A straight line passes through the points $(1, 2, 3)$ and $(-3, -2, -1)$.
I have calculated the system of equations of this line to be $$ x = 1 - t,\, y = 2 - t, \, z = 3 - t $$
The question I have been asked to solve is to find the equation of the plane containing this line.
I'm not exactly sure how to go about this.
Thanks!
Since one form of the equation of a plane is $ax+by+cz+d = 0$, you want $0 =a(1-t)+b(2-t)+c(3-t)+d =a+b+c+d-t(a+2b+3c) $.
For this to be true for all $t$, you must have $a+b+c+d=0$ and $a+2b+3c=0$.
You can choose any two of these arbitrarily and determine the others in terms of those. For example, choose $a$ and $b$. Then $c = -(a+2b)/3$ and $d =-a-b-c =-a-b+(a+2b)/3 =-(2a+b)/3 $.
You might say "Hey! There are two free parameters here, but there should be only one, since all the planes must pass through the line."
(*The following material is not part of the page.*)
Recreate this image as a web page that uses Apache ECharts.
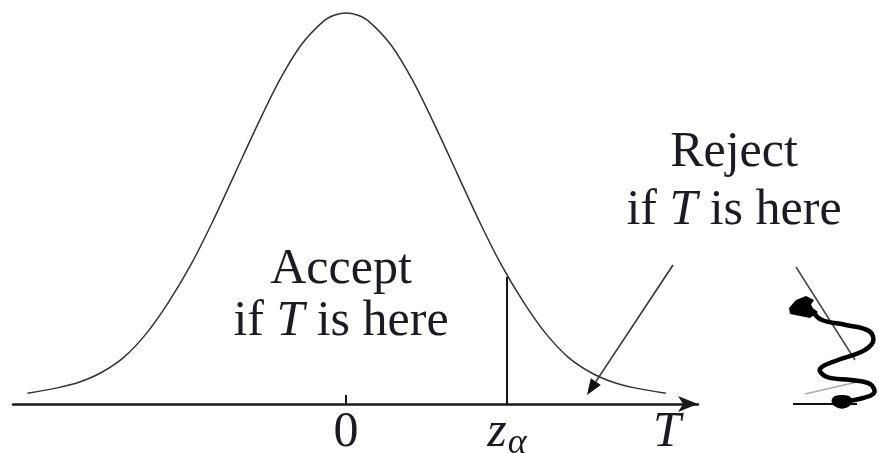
<!DOCTYPE html>
<html>
<head>
<meta charset="utf-8">
<script src="https://cdn.jsdelivr.net/npm/echarts@6/dist/echarts.min.js"></script>
<style>
  html, body { margin: 0; padding: 0; background: #fff; }
  #chart { width: 879px; height: 453px; }
</style>
</head>
<body>
<div id="chart"></div>
<script>
// Density curve of the test statistic T (x in standard units, y = density)
const curveX = [-2.87, -2.6, -2.4, -2.2, -2.0, -1.8, -1.6, -1.4, -1.2, -1.0, -0.8, -0.6, -0.4, -0.2, -0.1,
  0, 0.1, 0.2, 0.4, 0.6, 0.8, 1.0, 1.2, 1.4, 1.6, 1.8, 2.0, 2.2, 2.4, 2.6, 2.88];
const curveY = [0.011, 0.0165, 0.0225, 0.0325, 0.048, 0.072, 0.104, 0.142, 0.187, 0.236, 0.285, 0.331, 0.368, 0.392, 0.398,
  0.400, 0.398, 0.392, 0.368, 0.331, 0.285, 0.236, 0.187, 0.142, 0.104, 0.072, 0.048, 0.0325, 0.0225, 0.0165, 0.011];

// Critical value and the height of the cut line
const zAlpha = 1.45;
const zAlphaTop = 0.13;

// Axis labels
const tickValues = [0, zAlpha, 2.89];
const tickLabels = ['{n|0}', '{z|z}{a|α}', '{t|T}'];

const serif = '"Liberation Serif", "DejaVu Serif", serif';
const ink = '#1b1b24';

const chart = echarts.init(document.getElementById('chart'), null, { renderer: 'canvas' });

function textLine(x, y, text) {
  return {
    type: 'text', x: x, y: y,
    style: {
      text: text,
      fill: ink,
      fontSize: 50,
      fontFamily: serif,
      align: 'center',
      verticalAlign: 'middle',
      rich: { i: { fontStyle: 'italic', fontSize: 50, fontFamily: serif, fill: ink } }
    }
  };
}

// Arrow from the "Reject" note down to the right tail
const arrowFrom = [673, 265], arrowTip = [587, 395];
const dx = arrowTip[0] - arrowFrom[0], dy = arrowTip[1] - arrowFrom[1];
const len = Math.hypot(dx, dy), ux = dx / len, uy = dy / len;
const headLen = 16, headHalf = 6;
const bx = arrowTip[0] - ux * headLen, by = arrowTip[1] - uy * headLen;

chart.setOption({
  animation: false,
  backgroundColor: '#fff',
  grid: { left: 13, right: 181, top: 13, bottom: 49, containLabel: false, outerBoundsMode: 'none' },
  xAxis: {
    type: 'value', min: -3, max: 3.17,
    splitLine: { show: false },
    axisLine: {
      show: true, onZero: false,
      symbol: ['none', 'arrow'], symbolSize: [12, 20],
      lineStyle: { color: '#1a1a1a', width: 2.5 }
    },
    axisTick: {
      show: true, inside: true, length: 9, customValues: [0],
      lineStyle: { color: '#1a1a1a', width: 2 }
    },
    axisLabel: {
      show: true, customValues: tickValues, margin: 4,
      formatter: function (v) {
        const i = tickValues.indexOf(v);
        return i >= 0 ? tickLabels[i] : '';
      },
      rich: {
        n: { fontFamily: serif, fontSize: 50, color: ink, verticalAlign: 'top' },
        z: { fontFamily: serif, fontSize: 50, fontStyle: 'italic', color: ink, verticalAlign: 'top' },
        a: { fontFamily: serif, fontSize: 36, fontStyle: 'italic', color: ink, verticalAlign: 'top', padding: [18, 0, 0, 1] },
        t: { fontFamily: serif, fontSize: 50, fontStyle: 'italic', color: ink, verticalAlign: 'top' }
      }
    }
  },
  yAxis: { type: 'value', min: 0, max: 0.4, show: false },
  series: [
    {
      type: 'line', clip: false, showSymbol: false, smooth: 0.3,
      data: curveX.map((x, i) => [x, curveY[i]]),
      lineStyle: { color: '#333', width: 1.5 }
    },
    {
      type: 'line', clip: false, showSymbol: false,
      data: [[zAlpha, 0], [zAlpha, zAlphaTop]],
      lineStyle: { color: '#111', width: 2 }
    }
  ],
  graphic: [
    textLine(341, 270, 'Accept'),
    textLine(341, 322, 'if {i|T} is here'),
    textLine(734, 153, 'Reject'),
    textLine(734, 211, 'if {i|T} is here'),
    {
      type: 'line',
      shape: { x1: arrowFrom[0], y1: arrowFrom[1], x2: bx, y2: by },
      style: { stroke: '#333', lineWidth: 1.6 }
    },
    {
      type: 'polygon',
      shape: { points: [arrowTip, [bx - uy * headHalf, by + ux * headHalf], [bx + uy * headHalf, by - ux * headHalf]] },
      style: { fill: '#111' }
    },
    // scribbled mark on the right edge
    { type: 'line', shape: { x1: 796, y1: 267, x2: 855, y2: 360 }, style: { stroke: '#444', lineWidth: 1.5 } },
    { type: 'line', shape: { x1: 805, y1: 394, x2: 857, y2: 382 }, style: { stroke: '#aaa', lineWidth: 1.5 } },
    { type: 'line', shape: { x1: 793, y1: 404, x2: 857, y2: 404 }, style: { stroke: '#111', lineWidth: 2 } },
    {
      type: 'polyline',
      shape: {
        smooth: 0.4,
        points: [[795, 308], [806, 302], [812, 311], [822, 320], [846, 325], [869, 331], [873, 342],
          [861, 352], [838, 360], [820, 369], [827, 377], [851, 380], [870, 384], [874, 393], [859, 399], [838, 402]]
      },
      style: { stroke: '#000', lineWidth: 4.5, fill: null, lineJoin: 'round', lineCap: 'round' }
    },
    {
      type: 'polygon',
      shape: { points: [[789, 308], [796, 300], [806, 296], [814, 300], [810, 306], [818, 312], [810, 318], [800, 316], [790, 314]] },
      style: { fill: '#000' }
    },
    {
      type: 'polygon',
      shape: { smooth: 0.5, points: [[832, 399], [842, 395], [852, 399], [848, 407], [836, 407]] },
      style: { fill: '#000' }
    }
  ]
});
</script>
</body>
</html>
This is resolved by noting that if all of $a, b, c, $ and $d$ are multiplied by any non-zero real, the resulting plane is the same. We can therefore adopt some normalization convention, such as $a^2+b^2+c^2+d^2 = 1$, to eliminate this possibility. This reduces the number of free parameters from two to one.